Energy dependent ratios of level-density parameters in superheavy nuclei

TL;DR

This paper investigates the ratios of level-density parameters in superheavy nuclei at various fission and decay stages, revealing how shell effects and collective phenomena influence decay probabilities and nuclear stability.

Contribution

It provides a detailed calculation of level-density parameter ratios in superheavy nuclei, highlighting the energy dependence and the impact of shell effects and collective enhancements.

Findings

The $a_{p}/a_{n}$ and $a_{ ext{alpha}}/a_{n}$ ratios lack characteristic maxima with excitation energy.

Shell effects significantly influence the energy dependence of level-density ratios.

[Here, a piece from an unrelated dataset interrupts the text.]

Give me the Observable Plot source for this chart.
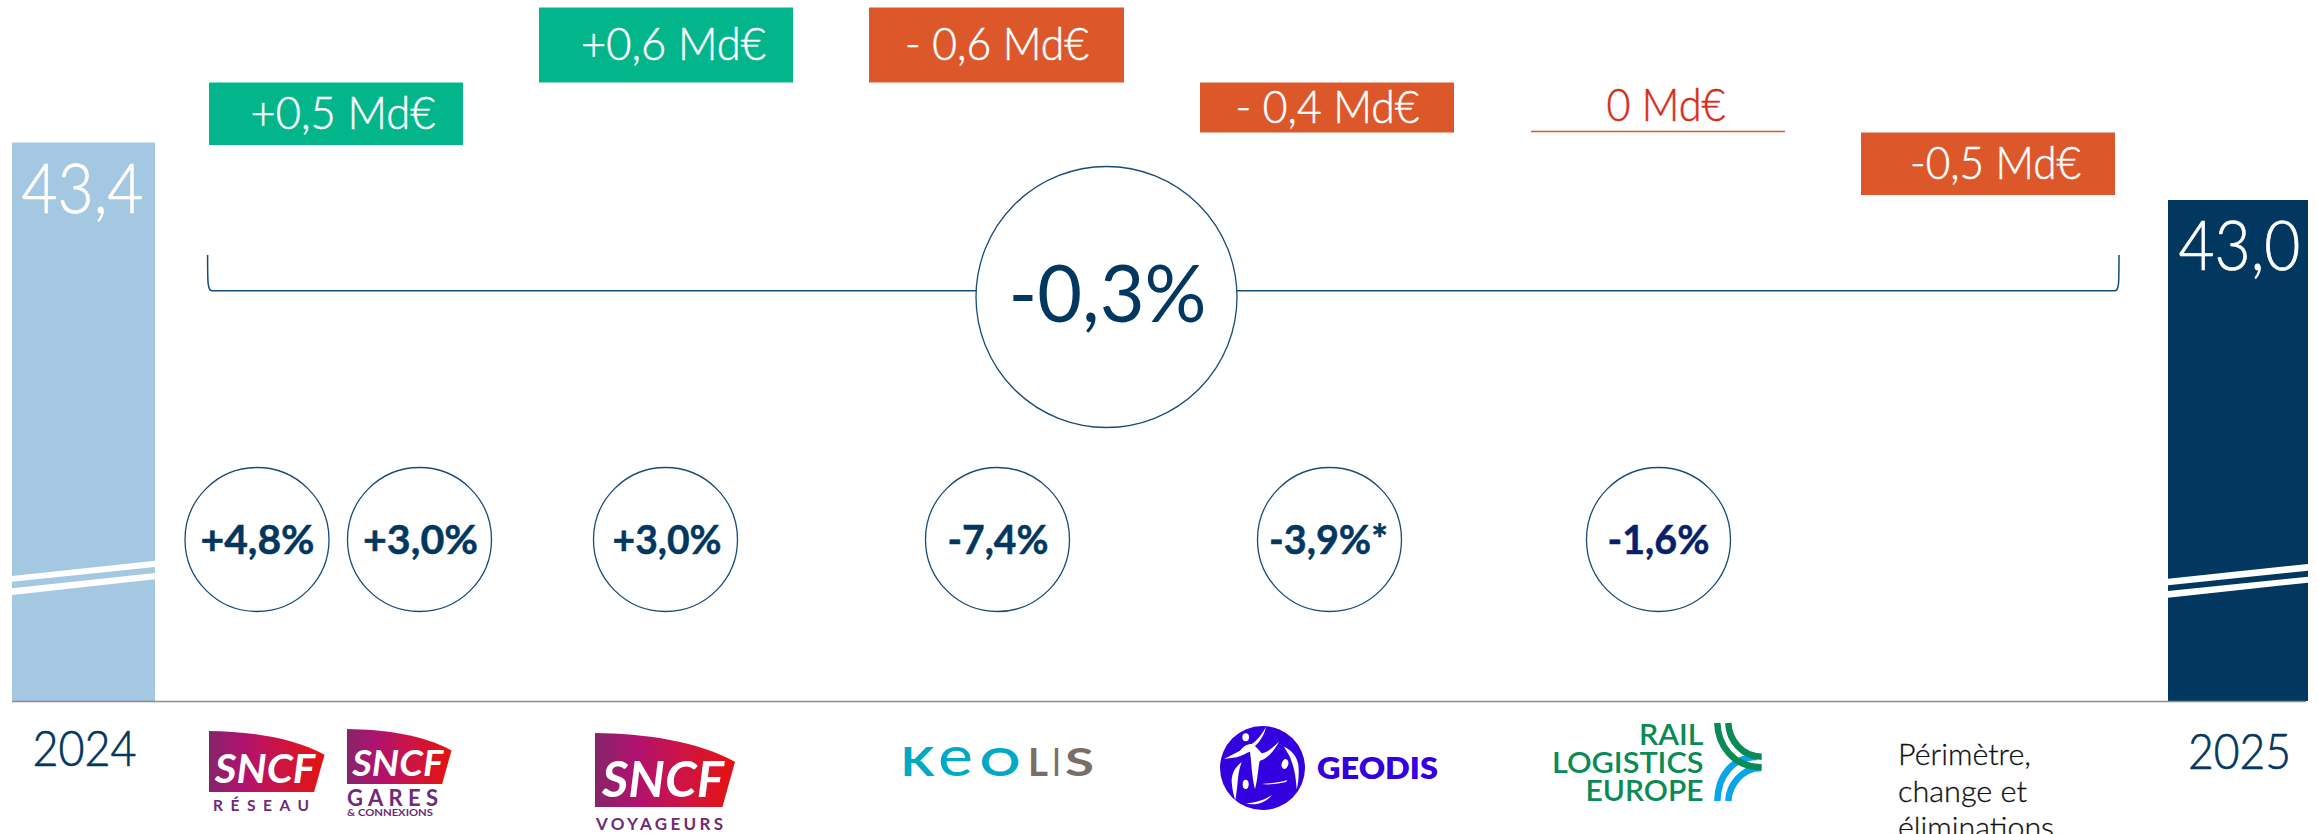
<!DOCTYPE html>
<html lang="fr">
<head>
<meta charset="utf-8">
<title>Chiffre d'affaires 2024-2025</title>
<script src="https://cdn.jsdelivr.net/npm/d3@7"></script>
<script src="https://cdn.jsdelivr.net/npm/@observablehq/plot@0.6"></script>
<style>
html,body{margin:0;padding:0;background:#fff;overflow:hidden;width:2318px;height:834px}
#chart svg{display:block;max-width:none}
</style>
</head>
<body>
<div id="chart"></div>
<script>
// ---- data ----
const years = ["2024", "2025"];
const yearTotals = [43.42, 42.96];
const yearLabels = ["43,4", "43,0"];
const startValue = 43.4;
const contributors = ["SNCF Réseau + Gares", "SNCF Voyageurs", "Keolis", "Geodis", "Rail Logistics Europe", "Périmètre, change et éliminations"];
const deltas = [0.5, 0.6, -0.6, -0.4, 0, -0.5];
const deltaLabels = ["+0,5 Md€", "+0,6 Md€", "- 0,6 Md€", "- 0,4 Md€", "0 Md€", "-0,5 Md€"];
const growthLabels = ["+4,8%", "+3,0%", "+3,0%", "-7,4%", "-3,9%*", "-1,6%"];
const totalGrowth = "-0,3%";
const axisBase = 38.952;

// ---- layout (pixels) ----
const W = 2318, H = 834;
const FONT = "Lato, 'Noto Sans', sans-serif";
const NAVY = "#02375f", LIGHT = "#a5c8e2", GREEN = "#03b58a", ORANGE = "#dc582a", LINE = "#164b7a";
const yearBars = [[12,155],[2168,2308]];
const yearText = [{x:82,w:122},{x:2239,w:122}];
const yearTickX = [84,2239];
const boxes = [[209,463],[539,793],[869,1124],[1200,1454],[1531,1785],[1861,2115]];
const boxText = [{x:342.5,w:185},{x:673,w:185},{x:996.5,w:184},{x:1327,w:184},{x:1665.5,w:119},{x:1995,w:171}];
const circleX = [256.5,419,665,997,1329,1658];
const circleTextX = [{x:257,w:114},{x:420,w:115},{x:666.5,w:109},{x:997.5,w:101},{x:1328,w:119},{x:1658,w:102}];
const circleColor = [NAVY,NAVY,NAVY,NAVY,NAVY,"#08206b"];

// ---- derived tables ----
let run = startValue;
const steps = deltas.map((d,i) => {
  const from = run; run += d;
  return {name:contributors[i], label:deltaLabels[i], delta:d, from, to:run, x1:boxes[i][0], x2:boxes[i][1], tx:boxText[i].x, tw:boxText[i].w, mid:(from+run)/2};
});
const totals = years.map((y,i)=>({year:y, value:yearTotals[i], label:yearLabels[i], x1:yearBars[i][0], x2:yearBars[i][1], tx:yearText[i].x, tw:yearText[i].w, tick:yearTickX[i], fill:i?NAVY:LIGHT}));
const growth = growthLabels.map((g,i)=>({label:g,x:circleX[i],tx:circleTextX[i].x,tw:circleTextX[i].w,color:circleColor[i]}));
const svgNS = "http://www.w3.org/2000/svg";
function el(name, attrs, parent, text){
  const n = document.createElementNS(svgNS,name);
  if(name==="text") n.setAttribute("text-anchor","start");
  for(const k in attrs) n.setAttribute(k,attrs[k]);
  if(text!==undefined) n.textContent = text;
  if(parent) parent.appendChild(n);
  return n;
}

// ---- decorations: bracket, axis-break slashes, logos ----
function bracketMark(){
  const g = el("g",{});
  el("path",{d:"M207.6 255 C207.6 283 207.6 290.7 212 290.7 L2115 290.7 C2119 290.7 2119 283 2119 255",fill:"none",stroke:LINE,"stroke-width":1.5},g);
  return g;
}
function breakMark(){
  const g = el("g",{});
  const polys = [
    [[12,576],[155,560.7],[155,567],[12,581.7]],
    [[12,588.3],[155,573],[155,579.3],[12,595]],
    [[2168,578.7],[2308,564],[2308,570.7],[2168,585.3]],
    [[2168,591],[2308,576.7],[2308,582.7],[2168,597.7]]
  ];
  for(const p of polys) el("polygon",{points:p.map(a=>a.join(",")).join(" "),fill:"#fff"},g);
  return g;
}
function sncf(g,id,x,y,w,h){
  const defs = el("defs",{},g);
  const lg = el("linearGradient",{id,x1:"0",x2:"1",y1:"0",y2:"0"},defs);
  [["0","#86256a"],[".3","#b0126f"],[".65","#cf1440"],["1","#e4120e"]].forEach(([o,c])=>el("stop",{offset:o,"stop-color":c},lg));
  const px=a=>x+a*w/100, py=a=>y+a*h/100;
  el("path",{d:`M${px(0)} ${py(0)} C${px(35)} ${py(1)} ${px(72)} ${py(10)} ${px(100)} ${py(39)} L${px(91)} ${py(100)} L${px(0)} ${py(100)} Z`,fill:`url(#${id})`},g);
  el("text",{x:px(5),y:py(86),fill:"#fff","font-family":FONT,"font-weight":700,"font-style":"italic","font-size":h*0.66,textLength:w*0.87,lengthAdjust:"spacingAndGlyphs"},g,"SNCF");
}
function logoMark(){
  const g = el("g",{});
  const PUR = "#6f2a78";
  sncf(g,"gr",209,731,115.5,61);
  el("text",{x:213,y:811,fill:PUR,"font-family":FONT,"font-weight":700,"font-size":15.5,textLength:96,lengthAdjust:"spacing"},g,"RÉSEAU");
  sncf(g,"gg",347,729,104.5,55);
  el("text",{x:347,y:806,fill:PUR,"font-family":FONT,"font-weight":700,"font-size":22,textLength:91,lengthAdjust:"spacing"},g,"GARES");
  el("text",{x:347,y:816,fill:PUR,"font-family":FONT,"font-weight":700,"font-size":9.5,textLength:86,lengthAdjust:"spacingAndGlyphs"},g,"& CONNEXIONS");
  sncf(g,"gv",595,733,140,74);
  el("text",{x:596,y:830,fill:PUR,"font-family":FONT,"font-weight":700,"font-size":17,textLength:127,lengthAdjust:"spacing"},g,"VOYAGEURS");
  // Keolis wordmark, letter by letter (stretched after layout)
  const TEAL="#00a9c4", TAUPE="#7a6e66";
  [["K",900.7,34,TEAL,40,700],["e",938,35,TEAL,56,400],["O",980,40,TEAL,39,700],["L",1028,20,TAUPE,39,700],["I",1053,7,TAUPE,39,700],["S",1065,29,TAUPE,39,700]].forEach(([t,x,w,c,s,wt])=>
    el("text",{class:"stretch","data-x":x,"data-w":w,x:0,y:776.5,fill:c,"font-family":FONT,"font-weight":wt,"font-size":s},g,t));
  // Geodis emblem
  el("ellipse",{cx:1262.5,cy:768,rx:42.5,ry:42,fill:"#3300e0"},g);
  const e = el("g",{transform:"translate(1210,720) scale(0.3333)",fill:"#fff"},g);
  el("path",{d:"M168,20 C155,45 140,62 125,72 C110,72 100,80 90,92 L42,117 L80,112 C95,108 110,98 120,95 C125,130 125,170 135,208 C145,170 145,130 150,122 C170,118 195,90 207,65 C190,80 170,100 155,100 C148,92 142,85 135,78 C150,65 165,40 168,20 Z"},e);
  el("ellipse",{cx:107,cy:52,rx:10,ry:12},e);
  el("ellipse",{cx:225,cy:132,rx:10,ry:15,transform:"rotate(15 225 132)"},e);
  el("ellipse",{cx:107,cy:193,rx:9,ry:14},e);
  el("path",{d:"M222,80 C245,90 262,110 265,135 C268,165 265,190 260,208 C258,180 255,150 245,125 C240,105 230,95 222,80 Z"},e);
  el("path",{d:"M155,192 C180,190 210,188 232,180 L228,186 C205,192 175,195 155,192 Z"},e);
  el("path",{d:"M108,250 C135,248 165,240 186,224 C170,248 135,258 108,250 Z"},e);
  el("path",{d:"M95,127 C70,145 62,170 66,195 C68,215 72,230 76,240 C80,220 82,195 84,175 C86,155 90,140 95,127 Z"},e);
  el("text",{x:1317,y:779,fill:"#3300e0","font-family":FONT,"font-weight":800,"font-size":30,textLength:121,lengthAdjust:"spacingAndGlyphs"},g,"GEODIS");
  // Rail Logistics Europe
  const RG="#0a8a55", RB="#0aa5e8";
  [["RAIL",745,64.5],["LOGISTICS",773,151.5],["EUROPE",801,118]].forEach(([t,y,w])=>
    el("text",{x:1703.5-w,y,fill:RG,"font-family":FONT,"font-weight":600,"font-size":29.5,textLength:w,lengthAdjust:"spacingAndGlyphs"},g,t));
  el("path",{d:"M1717.3 801 C1718 775 1733 757 1757 757",fill:"none",stroke:RB,"stroke-width":6.5},g);
  el("path",{d:"M1728.3 801 C1729 785 1742 768 1761 768",fill:"none",stroke:RB,"stroke-width":6.5},g);
  el("path",{d:"M1717.3 723 C1718 745 1733 767.3 1761.7 767.3",fill:"none",stroke:RG,"stroke-width":6.5},g);
  el("path",{d:"M1728.3 723 C1729 740 1742 756.7 1761.7 756.7",fill:"none",stroke:RG,"stroke-width":6.5},g);
  // Périmètre label (runs off the bottom edge as in the source)
  [["Périmètre,",765,133],["change et",802,129],["éliminations",838,156]].forEach(([t,y,w])=>
    el("text",{x:1898,y,fill:"#111","font-family":FONT,"font-weight":300,"font-size":30,stroke:"#111","stroke-width":0.3,textLength:w,lengthAdjust:"spacingAndGlyphs"},g,t));
  return g;
}

const light = {fontWeight:300,fontFamily:FONT,lineAnchor:"middle"};
const plot = Plot.plot({
  width:W, height:H, margin:0, style:{background:"#fff",fontFamily:FONT},
  x:{domain:[0,W],range:[0,W],axis:null},
  y:{domain:[37.888,44.56],range:[H,0],axis:null},
  marks:[
    Plot.rect(totals,{x1:"x1",x2:"x2",y1:axisBase,y2:"value",fill:d=>d.fill}),
    Plot.rect(steps.filter(d=>d.delta!==0),{x1:"x1",x2:"x2",y1:"from",y2:"to",fill:d=>d.delta>0?GREEN:ORANGE}),
    Plot.ruleY(steps.filter(d=>d.delta===0),{x1:"x1",x2:"x2",y:"to",dy:-1.5,stroke:ORANGE,strokeWidth:1.5}),
    Plot.ruleY([axisBase],{x1:12,x2:2306,stroke:"#8c8c8c",strokeWidth:1.6}),
    breakMark,
    bracketMark,
    Plot.dot([{x:1106}],{x:"x",frameAnchor:"top",dy:296.5,r:130.5,fill:"#fff",stroke:LINE,strokeWidth:1.3}),
    Plot.dot(growth,{x:"x",frameAnchor:"top",dy:539,r:72,fill:"#fff",stroke:LINE,strokeWidth:1.3}),
    Plot.text(steps.filter(d=>d.delta!==0),{x:"tx",y:"mid",text:"label",fill:"#fff",stroke:"#fff",strokeWidth:0.5,fontSize:46,...light,className:"t-step"}),
    Plot.text(steps.filter(d=>d.delta===0),{x:"tx",y:"mid",dy:-27,text:"label",fill:"#d82c18",stroke:"#d82c18",strokeWidth:0.5,fontSize:46,...light,className:"t-zero"}),
    Plot.text(totals,{x:"tx",y:"value",text:"label",fill:"#fff",stroke:"#fff",strokeWidth:0.7,dy:48,fontSize:68,...light,className:"t-total"}),
    Plot.text(totals.slice(0,1),{x:"tick",frameAnchor:"top",dy:749,text:"year",fill:NAVY,stroke:NAVY,strokeWidth:0.7,fontSize:50,...light,className:"t-year0"}),
    Plot.text(totals.slice(1),{x:"tick",frameAnchor:"top",dy:752.5,text:"year",fill:NAVY,stroke:NAVY,strokeWidth:0.7,fontSize:50,...light,className:"t-year1"}),
    Plot.text([{x:1107,t:totalGrowth}],{x:"x",frameAnchor:"top",dy:296,text:"t",fill:NAVY,fontSize:80,fontWeight:400,fontFamily:FONT,lineAnchor:"middle",className:"t-big"}),
    Plot.text(growth,{x:"tx",frameAnchor:"top",dy:541,text:"label",fill:"color",stroke:"color",strokeWidth:0.5,fontSize:40,fontWeight:700,fontFamily:FONT,lineAnchor:"middle",className:"t-growth"}),
    logoMark
  ]
});
document.getElementById("chart").appendChild(plot);

// Fit text widths to what the reference shows
function fit(cls,arr){
  plot.querySelectorAll("g."+cls+" text").forEach((t,i)=>{
    t.setAttribute("textLength",arr[i]);
    t.setAttribute("lengthAdjust","spacingAndGlyphs");
  });
}
fit("t-step",steps.filter(d=>d.delta!==0).map(d=>d.tw));
fit("t-zero",steps.filter(d=>d.delta===0).map(d=>d.tw));
fit("t-total",totals.map(d=>d.tw));
fit("t-growth",growth.map(d=>d.tw));
fit("t-big",[198]);
fit("t-year0",[104]);
fit("t-year1",[103]);
plot.querySelectorAll("text.stretch").forEach(t=>{
  const b = t.getBBox(), sx = (+t.dataset.w)/b.width;
  t.setAttribute("transform",`translate(${+t.dataset.x},0) scale(${sx},1)`);
});
</script>
</body>
</html>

Collective enhancements due to cluster degrees of freedom are important in alpha decay.

Abstract

The nuclear level densities and level-density parameters in fissioning nuclei at their saddle points of fission barriers - $a_{f}$, as well as those for neutron - $a_{n}$, proton - $a_{p}$ , and $\alpha$-particle - $a_{\alpha}$ emission residues at the ground states are calculated for isotopic chains of superheavy nuclei with $Z$=112-120. The calculations are performed with the superfluid formalism using the single-particle energies obtained from the diagonalization of the deformed Woods-Saxon potential. Spectra were generated at global minima of the adiabatic potential energy surfaces, found by the multidimensional minimization method, and at the proper saddle points, found by the "immersion water flow" technique on multidimensional energy grids, with allowed the reflection and axial symmetry breaking. The influence of shell effects on the energy dependence of the ratios of level-density parameters corresponding to residues of the considered decay modes to those of neutron emission is studied. We have shown that, in contrast to the $a_{f}/a_{n}$ ratio, the $a_{p}/a_{n}$ and $a_{\alpha}/a_{n}$ ratios do not show characteristic maxima depending on the excitation energy of the compound nucleus being formed. In the case of alpha decay, we identified the collective enhancement caused by cluster degrees of freedom to play quite an important role. The energetic course of the variability of the level density parameters before reaching the asymptotic value, not taken into account so far, will be of great importance for the estimation of the probabilities of de-excitation cascades via light particles emission in competition with splitting and thus for the determination of the survival probabilities and finally for the total production cross-sections of superheavy nuclei in channels with their (light particles) participation.